▶ [DIRECTIONS]: Copy every line that holds "chart".

####

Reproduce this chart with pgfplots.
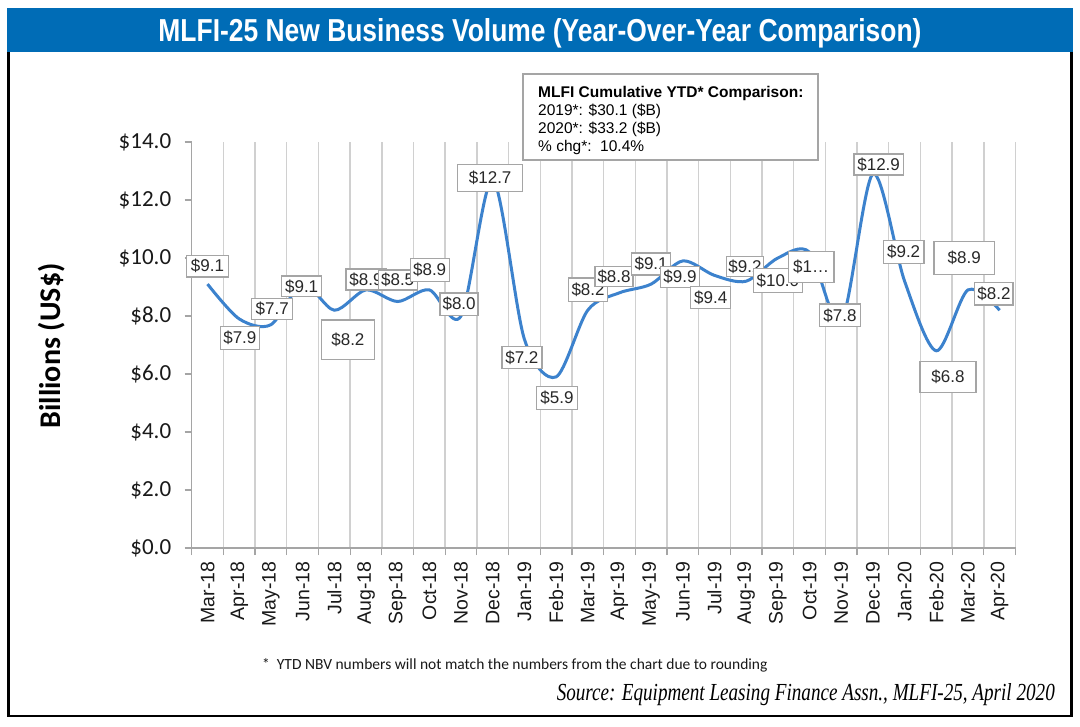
\documentclass[border=0pt]{standalone}
\usepackage{fontspec}
\setmainfont{Liberation Sans}
\newfontfamily\carlito{Carlito}
\newfontfamily\lserif{Liberation Serif}
\usepackage{graphicx}
\usepackage{pgfplots}
\usepackage{pgfplotstable}
\pgfplotsset{compat=1.18}
\definecolor{titleblue}{RGB}{0,108,182}
\definecolor{lineblue}{RGB}{60,130,205}
\definecolor{gridgray}{RGB}{208,208,208}
\definecolor{axisgray}{RGB}{165,165,165}
\definecolor{boxgray}{RGB}{165,165,165}
\definecolor{labeltext}{RGB}{40,40,40}
\definecolor{ticktext}{RGB}{25,25,25}

\pgfplotstableread{
x y
0 9.1
1 7.9
2 7.7
3 9.1
4 8.2
5 8.9
6 8.5
7 8.9
8 8.0
9 12.7
10 7.2
11 5.9
12 8.2
13 8.8
14 9.1
15 9.9
16 9.4
17 9.2
18 10.0
19 10.2
20 7.8
21 12.9
22 9.2
23 6.8
24 8.9
25 8.2
}\datatable

\pgfplotstableread{
lx ly w h t
0.00 9.72 41.6 21.7 \$9.1
1.02 7.24 39.3 22.6 \$7.9
2.04 8.24 41.0 21.0 \$7.7
2.97 9.02 40.0 20.7 \$9.1
4.43 7.18 53.3 39.3 \$8.2
5.00 9.26 40.0 21.0 \$8.9
6.00 9.24 39.0 20.0 \$8.5
7.01 9.59 39.0 22.7 \$8.9
7.94 8.41 38.0 22.3 \$8.0
8.92 12.76 65.0 27.0 \$12.7
9.92 6.57 40.0 21.6 \$7.2
11.03 5.17 40.6 23.0 \$5.9
12.01 8.90 39.0 23.7 \$8.2
12.83 9.36 38.0 20.0 \$8.8
14.00 9.79 39.0 22.0 \$9.1
14.91 9.34 39.3 20.6 \$9.9
15.88 8.64 40.0 21.6 \$9.4
16.96 9.70 36.7 20.0 \$9.2
18.00 9.22 48.7 24.4 \$10.0
19.05 9.69 45.7 31.0 \$1\ldots
19.96 8.02 40.7 22.7 \$7.8
21.18 13.22 49.3 21.0 \$12.9
21.97 10.21 40.7 22.6 \$9.2
23.37 5.90 56.0 31.0 \$6.8
23.88 10.00 60.3 33.3 \$8.9
24.82 8.76 38.3 22.3 \$8.2
}\labeltable

\begin{document}
\begin{tikzpicture}[x=1pt,y=1pt]
\useasboundingbox (0,0) rectangle (1080,-727);
\fill[white] (0,0) rectangle (1080,-727);
\draw[black, line width=2.5pt] (8.5,-14) rectangle (1071.5,-716);
\fill[titleblue] (7,-8) rectangle (1073,-52);
\node[anchor=base, text=white, inner sep=0pt] at (540,-41.5)
  {\resizebox{763pt}{23pt}{\bfseries MLFI-25 New Business Volume (Year-Over-Year Comparison)}};

\begin{axis}[
  at={(191.7pt,-548pt)}, anchor=south west,
  scale only axis, width=823.8pt, height=406pt,
  xmin=-0.5, xmax=25.5, ymin=0, ymax=14,
  clip=false,
  axis x line*=bottom, axis y line*=left,
  axis line style={draw=axisgray, line width=1.3pt, -},
  xtick={0,...,25},
  xticklabels={Mar-18,Apr-18,May-18,Jun-18,Jul-18,Aug-18,Sep-18,Oct-18,Nov-18,Dec-18,Jan-19,Feb-19,Mar-19,Apr-19,May-19,Jun-19,Jul-19,Aug-19,Sep-19,Oct-19,Nov-19,Dec-19,Jan-20,Feb-20,Mar-20,Apr-20},
  every major x tick/.append style={draw=none},
  minor xtick={-0.5,0.5,...,25.5},
  xminorgrids=true,
  minor x grid style={draw=gridgray, line width=1.4pt},
  tick align=outside,
  major tick length=7pt, minor tick length=7pt,
  every minor x tick/.append style={draw=axisgray, line width=1.2pt},
  every major y tick/.append style={draw=axisgray, line width=1.2pt},
  ytick={0,2,...,14},
  /pgf/number format/assume math mode=true,
  yticklabel={\$\pgfmathprintnumber[fixed,fixed zerofill,precision=1]{\tick}},
  yticklabel style={font=\carlito\fontsize{23}{23}\selectfont, text=ticktext},
  yticklabel shift=10pt,
  xticklabel style={rotate=90, anchor=east, font=\fontsize{19.5}{19.5}\selectfont, text=ticktext},
  xticklabel shift=3pt,
]
\addplot[smooth, tension=0.5, draw=lineblue, line width=3pt, mark=none] table[x=x, y=y] {\datatable};
\addplot[draw=none, mark=none, nodes near coords, point meta=explicit symbolic,
  nodes near coords align={center},
  visualization depends on={\thisrow{w}\as\bw},
  visualization depends on={\thisrow{h}\as\bh},
  every node near coord/.append style={anchor=center, draw=boxgray, line width=1.3pt, fill=white,
     text=labeltext, font=\fontsize{17}{17}\selectfont, inner sep=0pt,
     minimum width=\bw pt, minimum height=\bh pt}]
  table[x=lx, y=ly, meta=t] {\labeltable};
\end{axis}

\draw[boxgray, line width=1.5pt, fill=white] (523,-74) rectangle (818,-160);
\node[anchor=base west, inner sep=0pt, font=\bfseries\fontsize{15.5}{15.5}\selectfont] at (538,-97.7) {MLFI Cumulative YTD* Comparison:};
\node[anchor=base west, inner sep=0pt, font=\fontsize{15.5}{15.5}\selectfont] at (538,-115.6) {2019*: \$30.1 (\$B)};
\node[anchor=base west, inner sep=0pt, font=\fontsize{15.5}{15.5}\selectfont] at (538,-133.5) {2020*: \$33.2 (\$B)};
\node[anchor=base west, inner sep=0pt, font=\fontsize{15.5}{15.5}\selectfont] at (538,-151.4) {\% chg*:\ \ 10.4\%};

\node[rotate=90, font=\carlito\bfseries\fontsize{30}{30}\selectfont] at (52,-346) {Billions (US\$)};

\node[anchor=base west, inner sep=0pt, text=ticktext, font=\carlito\fontsize{15.5}{15.5}\selectfont] at (262,-669)
  {*\ \ YTD NBV numbers will not match the numbers from the chart due to rounding};
\node[anchor=base east, inner sep=0pt] at (1055,-700)
  {\resizebox{498pt}{17pt}{\lserif\itshape Source: Equipment Leasing Finance Assn., MLFI-25, April 2020}};
\end{tikzpicture}
\end{document}
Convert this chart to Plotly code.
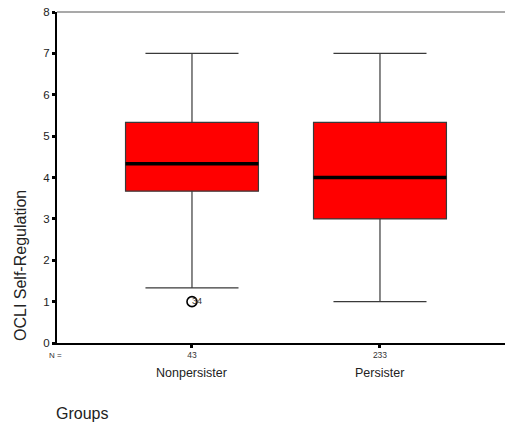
import plotly.graph_objects as go

categories = ["Nonpersister", "Persister"]
positions = [1, 2]
n_values = [43, 233]
lower_whisker = [1.33, 1.0]
q1 = [3.67, 3.0]
median = [4.33, 4.0]
q3 = [5.33, 5.33]
upper_whisker = [7.0, 7.0]
outlier_x = [1]
outlier_y = [1.0]
outlier_labels = ["34"]
y_ticks = [0, 1, 2, 3, 4, 5, 6, 7, 8]

FONT = "Arial, Liberation Sans, sans-serif"
BOX_W = 0.707

fig = go.Figure()
fig.add_trace(go.Box(
    x=positions, q1=q1, median=median, q3=q3,
    lowerfence=lower_whisker, upperfence=upper_whisker,
    width=BOX_W, whiskerwidth=0.7,
    fillcolor="#FF0000", line=dict(color="#3a3a3a", width=1.2),
    boxpoints=False, showlegend=False, hoverinfo="skip",
))
for xp, m in zip(positions, median):
    fig.add_trace(go.Scatter(
        x=[xp - BOX_W / 2, xp + BOX_W / 2], y=[m, m], mode="lines",
        line=dict(color="black", width=3.5), showlegend=False, hoverinfo="skip",
    ))
fig.add_trace(go.Scatter(
    x=outlier_x, y=outlier_y, mode="markers",
    marker=dict(symbol="circle-open", size=10, color="black", line=dict(width=1.6)),
    showlegend=False, hoverinfo="skip",
))
fig.add_trace(go.Scatter(
    x=outlier_x, y=outlier_y, mode="text", text=outlier_labels,
    textposition="middle right", textfont=dict(family=FONT, size=9, color="#333"),
    showlegend=False, hoverinfo="skip",
))

anns = []
for xp, c in zip(positions, categories):
    anns.append(dict(x=xp, xref="x", y=0, yref="paper", yanchor="middle",
                     yshift=-(373 - 343), text=c, showarrow=False,
                     font=dict(size=12.5, color="#222")))
anns.append(dict(x=0, xref="paper", y=0, yref="paper", xanchor="center", yanchor="middle",
                 xshift=-2, yshift=-(355 - 343), text="N =", showarrow=False,
                 font=dict(size=8, color="#333")))
anns.append(dict(x=0, xref="paper", y=0, yref="paper", xanchor="left", yanchor="middle",
                 xshift=-3, yshift=-(413 - 343), text="Groups", showarrow=False,
                 font=dict(size=16, color="#222")))
anns.append(dict(x=0, xref="paper", y=0, yref="paper", xanchor="center", yanchor="middle",
                 xshift=-(57 - 20), yshift=(343 - 266), text="OCLI Self-Regulation",
                 textangle=-90, showarrow=False, font=dict(size=16, color="#222")))

fig.update_layout(
    width=506, height=425,
    margin=dict(l=57, r=1, t=12, b=82),
    plot_bgcolor="white", paper_bgcolor="white",
    font=dict(family=FONT, color="#222"),
    xaxis=dict(
        range=[0.282, 2.665], tickmode="array", tickvals=positions,
        ticktext=[str(n) for n in n_values],
        tickfont=dict(size=8.5, color="#333"),
        ticks="outside", ticklen=3, tickwidth=3, tickcolor="black",
        showline=True, linecolor="black", linewidth=2,
        showgrid=False, zeroline=False,
    ),
    yaxis=dict(
        range=[0, 8], tickmode="array", tickvals=y_ticks,
        tickfont=dict(size=11.5, color="#222"),
        ticks="outside", ticklen=3, tickwidth=3, tickcolor="black",
        showline=True, linecolor="black", linewidth=2,
        showgrid=False, zeroline=False,
    ),
    shapes=[dict(type="line", xref="paper", yref="paper", x0=0, x1=1, y0=1, y1=1,
                 line=dict(color="#555", width=1.2))],
    annotations=anns,
)

fig.write_html("out.html", config={"displayModeBar": False},
               post_script="document.body.style.margin='0';")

####

▶ [SOLUTION TO THE EXERCISE]:
Reproduce this chart with pgfplots.
  {*\ \ YTD NBV numbers will not match the numbers from the chart due to rounding};
Convert this chart to Plotly code.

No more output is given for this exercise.